Alternatively or additionally, the control circuit 30 may be configured to adapt the amplification factor of the amplifier circuit 26. Alternatively or additionally, the control circuit 30 may be configured to control the switching circuit 28 to couple the amplifier circuit 26 into the signal path between the signal generator circuit 22 and the DUT connector 16, or to bypass the amplifier circuit 26.

The further functionality of the control circuit 30 will be described in more detail below.

In an embodiment, the measurement instrument 12 may further comprise an input circuit 31 that is configured to receive a user input. For example, the input circuit 31 may comprise a user interface, for example a graphical user interface, and appropriate input means, such as a keyboard, a computer mouse, buttons, a touch-sensitive display or any other suitable type of input means.

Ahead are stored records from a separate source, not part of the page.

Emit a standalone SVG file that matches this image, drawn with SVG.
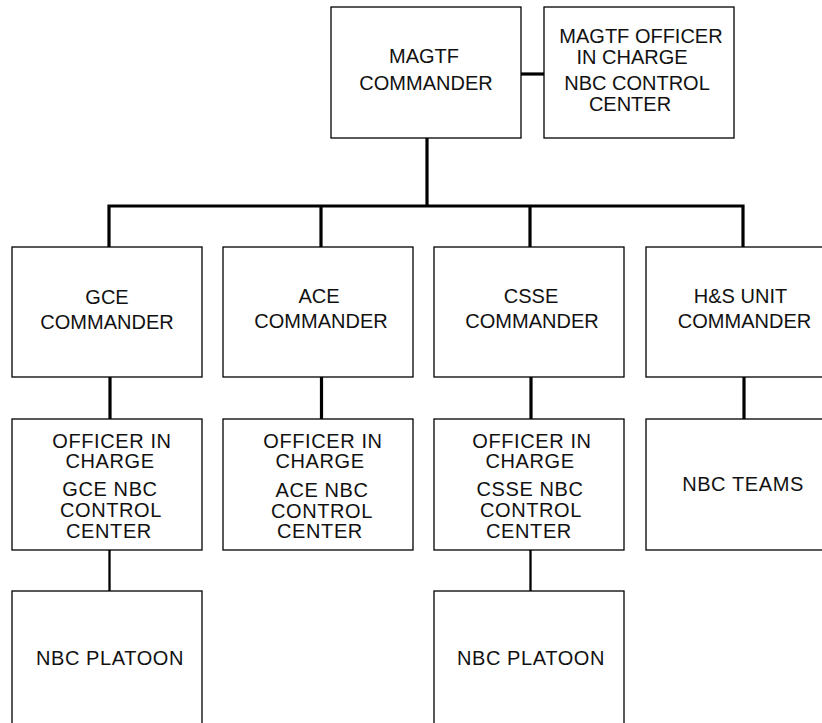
<svg xmlns="http://www.w3.org/2000/svg" width="822" height="723" viewBox="0 0 822 723">
<style>
.box{fill:#fff;stroke:#000;stroke-width:1.3}
.t{font-family:"Liberation Sans",Arial,sans-serif;font-size:20px;fill:#111;text-anchor:middle}
.w{letter-spacing:0.6px}
.c{stroke:#000;stroke-width:3.2;fill:none}
.c2{stroke:#000;stroke-width:2.3;fill:none}
</style>
<rect width="822" height="723" fill="#fff"/>
<g id="connectors">
<line class="c" x1="521" y1="74" x2="544" y2="74"/>
<line class="c" x1="427" y1="138" x2="427" y2="206"/>
<polyline class="c" points="109,247 109,206 743,206 743,247"/>
<line class="c" x1="321" y1="206" x2="321" y2="247"/>
<line class="c" x1="530" y1="206" x2="530" y2="247"/>
<line class="c" x1="110" y1="377" x2="110" y2="419"/>
<line class="c" x1="321.5" y1="377" x2="321.5" y2="419"/>
<line class="c" x1="531" y1="377" x2="531" y2="419"/>
<line class="c" x1="744" y1="377" x2="744" y2="419"/>
<line class="c2" x1="109.5" y1="550" x2="109.5" y2="591"/>
<line class="c2" x1="530.5" y1="550" x2="530.5" y2="591"/>
</g>
<g id="magtf-commander">
<rect class="box" x="331" y="7" width="190" height="131"/>
<text class="t" x="424" y="63">MAGTF</text>
<text class="t" x="426" y="90">COMMANDER</text>
</g>
<g id="magtf-oic">
<rect class="box" x="544" y="7" width="190" height="131"/>
<text class="t" x="641" y="43">MAGTF OFFICER</text>
<text class="t" x="632" y="64">IN CHARGE</text>
<text class="t" x="637" y="90">NBC CONTROL</text>
<text class="t" x="630" y="110.5">CENTER</text>
</g>
<g id="gce-commander">
<rect class="box" x="12" y="247" width="190" height="130"/>
<text class="t" x="107" y="304">GCE</text>
<text class="t" x="107" y="329">COMMANDER</text>
</g>
<g id="ace-commander">
<rect class="box" x="223" y="247" width="190" height="130"/>
<text class="t" x="319" y="302.5">ACE</text>
<text class="t" x="321" y="328">COMMANDER</text>
</g>
<g id="csse-commander">
<rect class="box" x="434" y="247" width="190" height="130"/>
<text class="t" x="531" y="302.5">CSSE</text>
<text class="t" x="532" y="328">COMMANDER</text>
</g>
<g id="hs-commander">
<rect class="box" x="646" y="247" width="190" height="130"/>
<text class="t" x="740.5" y="302.5">H&amp;S UNIT</text>
<text class="t" x="744.5" y="328">COMMANDER</text>
</g>
<g id="gce-oic">
<rect class="box" x="12" y="419" width="190" height="131"/>
<text class="t w" x="112" y="448">OFFICER IN</text>
<text class="t w" x="110" y="468">CHARGE</text>
<text class="t w" x="110" y="496">GCE NBC</text>
<text class="t w" x="111" y="517">CONTROL</text>
<text class="t w" x="109" y="538">CENTER</text>
</g>
<g id="ace-oic">
<rect class="box" x="223" y="419" width="190" height="131"/>
<text class="t w" x="323" y="448">OFFICER IN</text>
<text class="t w" x="320" y="468">CHARGE</text>
<text class="t w" x="322" y="497">ACE NBC</text>
<text class="t w" x="322" y="518">CONTROL</text>
<text class="t w" x="320" y="538">CENTER</text>
</g>
<g id="csse-oic">
<rect class="box" x="434" y="419" width="190" height="131"/>
<text class="t w" x="532" y="448">OFFICER IN</text>
<text class="t w" x="530" y="468">CHARGE</text>
<text class="t w" x="530" y="496">CSSE NBC</text>
<text class="t w" x="531" y="517">CONTROL</text>
<text class="t w" x="529" y="538">CENTER</text>
</g>
<g id="nbc-teams">
<rect class="box" x="646" y="419" width="190" height="131"/>
<text class="t w" x="743" y="491">NBC TEAMS</text>
</g>
<g id="gce-platoon">
<rect class="box" x="12" y="591" width="190" height="140"/>
<text class="t w" x="110" y="665">NBC PLATOON</text>
</g>
<g id="csse-platoon">
<rect class="box" x="434" y="591" width="190" height="140"/>
<text class="t w" x="531" y="665">NBC PLATOON</text>
</g>
</svg>
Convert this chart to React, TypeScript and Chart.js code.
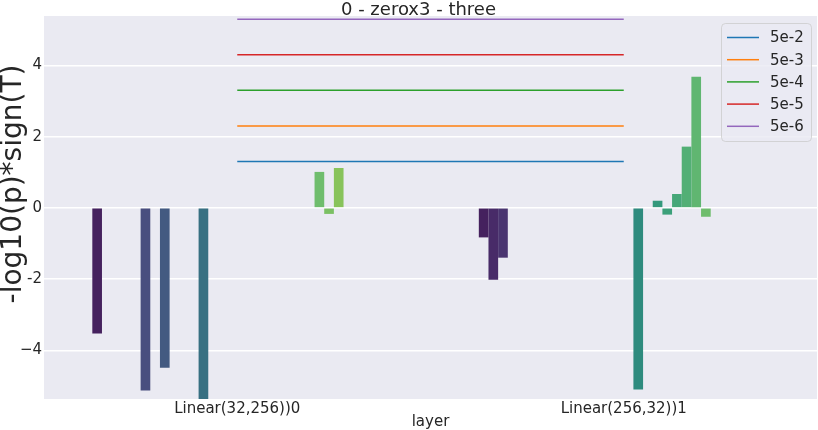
import React, { useEffect, useRef } from "react";
import { Chart, registerables } from "chart.js";

Chart.register(...registerables);

// ---------- data ----------
const categories = ["Linear(32,256))0", "Linear(256,32))1"];
const unitCount = 32;

// value per hue unit (index 0..31) for each layer; null = no bar
const layer0Values: (number | null)[] = [
  null, -3.53, null, null, null, null, -5.13, null,
  -4.49, null, null, null, -5.45, null, null, null,
  null, null, null, null, null, null, null, null,
  1.01, -0.17, 1.12, null, null, null, null, null,
];
const layer1Values: (number | null)[] = [
  null, -0.83, -2.02, -1.4, null, null, null, null,
  null, null, null, null, null, null, null, null,
  null, -5.1, null, 0.2, -0.19, 0.39, 1.72, 3.68,
  -0.25, null, null, null, null, null, null, null,
];

const thresholdLabels = ["5e-2", "5e-3", "5e-4", "5e-5", "5e-6"];
const thresholdValues = [1.301, 2.301, 3.301, 4.301, 5.301];

const yTickValues = [-4, -2, 0, 2, 4];
const yTickLabels = ["\u22124", "-2", "0", "2", "4"];

const titleText = "0 - zerox3 - three";
const xLabelText = "layer";
const yLabelText = "-log10(p)*sign(T)";

// ---------- styles ----------
const thresholdColors = ["#1f77b4", "#ff7f0e", "#2ca02c", "#d62728", "#9467bd"];
const FONT = "'DejaVu Sans', sans-serif";
const TEXT = "#262626";
const AX_BG = "#EAEAF2";

const viridisStops = [
  "#440154", "#471365", "#482475", "#463480", "#414487", "#3b528b", "#355f8d",
  "#2f6c8e", "#2a788e", "#25848e", "#21918c", "#1e9c89", "#22a884", "#2fb47c",
  "#44bf70", "#5ec962", "#7ad151", "#9bd93c", "#bddf26", "#dfe318", "#fde725",
];

function hexToRgb(h: string) {
  const n = parseInt(h.slice(1), 16);
  return [(n >> 16) & 255, (n >> 8) & 255, n & 255];
}

function viridis(t: number) {
  const p = t * (viridisStops.length - 1);
  const i = Math.min(Math.floor(p), viridisStops.length - 2);
  const f = p - i;
  const a = hexToRgb(viridisStops[i]);
  const b = hexToRgb(viridisStops[i + 1]);
  return [0, 1, 2].map((k) => (a[k] + (b[k] - a[k]) * f) / 255);
}

function desaturate(rgb: number[], prop: number) {
  const [r, g, b] = rgb;
  const max = Math.max(r, g, b), min = Math.min(r, g, b);
  const l = (max + min) / 2;
  let h = 0, s = 0;
  if (max !== min) {
    const d = max - min;
    s = l > 0.5 ? d / (2 - max - min) : d / (max + min);
    if (max === r) h = (g - b) / d + (g < b ? 6 : 0);
    else if (max === g) h = (b - r) / d + 2;
    else h = (r - g) / d + 4;
    h /= 6;
  }
  s *= prop;
  const hue2rgb = (p: number, q: number, t: number) => {
    if (t < 0) t += 1;
    if (t > 1) t -= 1;
    if (t < 1 / 6) return p + (q - p) * 6 * t;
    if (t < 1 / 2) return q;
    if (t < 2 / 3) return p + (q - p) * (2 / 3 - t) * 6;
    return p;
  };
  let out: number[];
  if (s === 0) out = [l, l, l];
  else {
    const q = l < 0.5 ? l * (1 + s) : l + s - l * s;
    const p = 2 * l - q;
    out = [hue2rgb(p, q, h + 1 / 3), hue2rgb(p, q, h), hue2rgb(p, q, h - 1 / 3)];
  }
  return `rgb(${out.map((v) => Math.round(v * 255)).join(",")})`;
}

function unitColor(i: number) {
  return desaturate(viridis((i + 1) / (unitCount + 1)), 0.75);
}

const decorPlugin = {
  id: "decor",
  beforeDraw(chart: any) {
    const { ctx, chartArea } = chart;
    ctx.save();
    ctx.fillStyle = "#ffffff";
    ctx.fillRect(0, 0, chart.width, chart.height);
    ctx.fillStyle = AX_BG;
    ctx.fillRect(chartArea.left, chartArea.top, chartArea.right - chartArea.left, chartArea.bottom - chartArea.top);
    ctx.restore();
  },
  afterDraw(chart: any) {
    const { ctx, chartArea } = chart;
    ctx.save();
    ctx.fillStyle = TEXT;
    // title
    ctx.font = `18px ${FONT}`;
    ctx.textAlign = "center";
    ctx.textBaseline = "alphabetic";
    ctx.fillText(titleText, 418.5, 15);
    // x label
    ctx.font = `15px ${FONT}`;
    ctx.fillText(xLabelText, (chartArea.left + chartArea.right) / 2, 426);
    // y label
    ctx.save();
    ctx.translate(21, 184);
    ctx.rotate(-Math.PI / 2);
    ctx.font = `28px ${FONT}`;
    ctx.fillText(yLabelText, 0, 0);
    ctx.restore();

    // legend
    const bx = 721.5, by = 23.5, bw = 90, bh = 118, r = 4;
    ctx.beginPath();
    ctx.moveTo(bx + r, by);
    ctx.lineTo(bx + bw - r, by);
    ctx.quadraticCurveTo(bx + bw, by, bx + bw, by + r);
    ctx.lineTo(bx + bw, by + bh - r);
    ctx.quadraticCurveTo(bx + bw, by + bh, bx + bw - r, by + bh);
    ctx.lineTo(bx + r, by + bh);
    ctx.quadraticCurveTo(bx, by + bh, bx, by + bh - r);
    ctx.lineTo(bx, by + r);
    ctx.quadraticCurveTo(bx, by, bx + r, by);
    ctx.closePath();
    ctx.fillStyle = "rgba(234,234,242,0.8)";
    ctx.fill();
    ctx.strokeStyle = "rgba(204,204,204,0.8)";
    ctx.lineWidth = 1;
    ctx.stroke();
    ctx.font = `15px ${FONT}`;
    ctx.textAlign = "left";
    ctx.textBaseline = "middle";
    thresholdLabels.forEach((lab, i) => {
      const y = 37.5 + i * 22.2;
      ctx.strokeStyle = thresholdColors[i];
      ctx.lineWidth = 1.5;
      ctx.beginPath();
      ctx.moveTo(727, y);
      ctx.lineTo(759, y);
      ctx.stroke();
      ctx.fillStyle = TEXT;
      ctx.fillText(lab, 770, y + 1);
    });
    ctx.restore();
  },
};

export default function App() {
  const ref = useRef<HTMLCanvasElement | null>(null);

  useEffect(() => {
    const canvas = ref.current;
    if (!canvas) return;
    Chart.defaults.font.family = FONT;

    const barSets = Array.from({ length: unitCount }, (_, i) => ({
      type: "bar" as const,
      label: `unit ${i}`,
      data: [layer0Values[i], layer1Values[i]],
      backgroundColor: unitColor(i),
      borderWidth: 0,
      categoryPercentage: 0.8,
      barPercentage: 1.0,
      order: 2,
    }));
    const lineSets = thresholdValues.map((v, i) => ({
      type: "line" as const,
      label: thresholdLabels[i],
      data: [v, v],
      borderColor: thresholdColors[i],
      backgroundColor: thresholdColors[i],
      borderWidth: 1.5,
      pointRadius: 0,
      fill: false,
      tension: 0,
      order: 1,
    }));

    const chart = new Chart(canvas, {
      type: "bar",
      data: { labels: categories, datasets: [...barSets, ...lineSets] as any },
      options: {
        responsive: false,
        animation: false,
        devicePixelRatio: 1,
        events: [],
        layout: { padding: { top: 16, right: 1, left: 0, bottom: 0 } },
        plugins: {
          legend: { display: false },
          title: { display: false },
          tooltip: { enabled: false },
        },
        scales: {
          x: {
            type: "category",
            offset: true,
            grid: { display: false, drawTicks: false },
            border: { display: false },
            ticks: { color: TEXT, font: { size: 15, family: FONT }, padding: 1, maxRotation: 0, autoSkip: false },
            afterFit: (s: any) => { s.height = 31; },
          },
          y: {
            type: "linear",
            min: -5.37,
            max: 5.39,
            grid: { color: "#ffffff", lineWidth: 1.4, drawTicks: false },
            border: { display: false },
            ticks: {
              color: TEXT,
              font: { size: 15, family: FONT },
              padding: 2,
              callback: (v: any) => {
                const k = yTickValues.indexOf(Number(v));
                return k >= 0 ? yTickLabels[k] : "";
              },
            },
            afterBuildTicks: (s: any) => {
              s.ticks = yTickValues.map((v) => ({ value: v }));
            },
            afterFit: (s: any) => { s.width = 44; },
          },
        },
      },
      plugins: [decorPlugin],
    });
    return () => chart.destroy();
  }, []);

  return (
    <div style={{ position: "fixed", left: 0, top: 0, width: 818, height: 430, background: "#fff" }}>
      <canvas ref={ref} width={818} height={430} style={{ display: "block", width: 818, height: 430 }} />
    </div>
  );
}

In another example, the input circuit 31 may be a network circuit that is configured to receive the user input via a network, for example via a local area network, a wide area network, and/or via the internet. For example, the input circuit 31 may receive the user input as standard commands for programmable instruments (SCPI).

In any case, the input circuit 31 is connected with the control circuit 30, such that the user input received by the input circuit 31 is forwarded to the control circuit 30.

In an embodiment, the device under test 14 comprises an output port 32 that is connected to the DUT connector 16 via the cable 18. In an embodiment, the device under test 14 is connected to the cable at a reference plane 34 that is located at an end of the cable 18 facing away from the DUT connector 16.

In general, the device under test 14 is configured to generate an output signal that is forwarded to the DUT connector 16 via the output port 32 and the cable 18. For example, the device under test 14 may be a mobile communication device, such as a smartphone or a tablet.

While the device under test 14 is shown to be a single-port device in FIGS. 1 and 2, it is to be understood that the device under test 14 may likewise be established as a multiport device.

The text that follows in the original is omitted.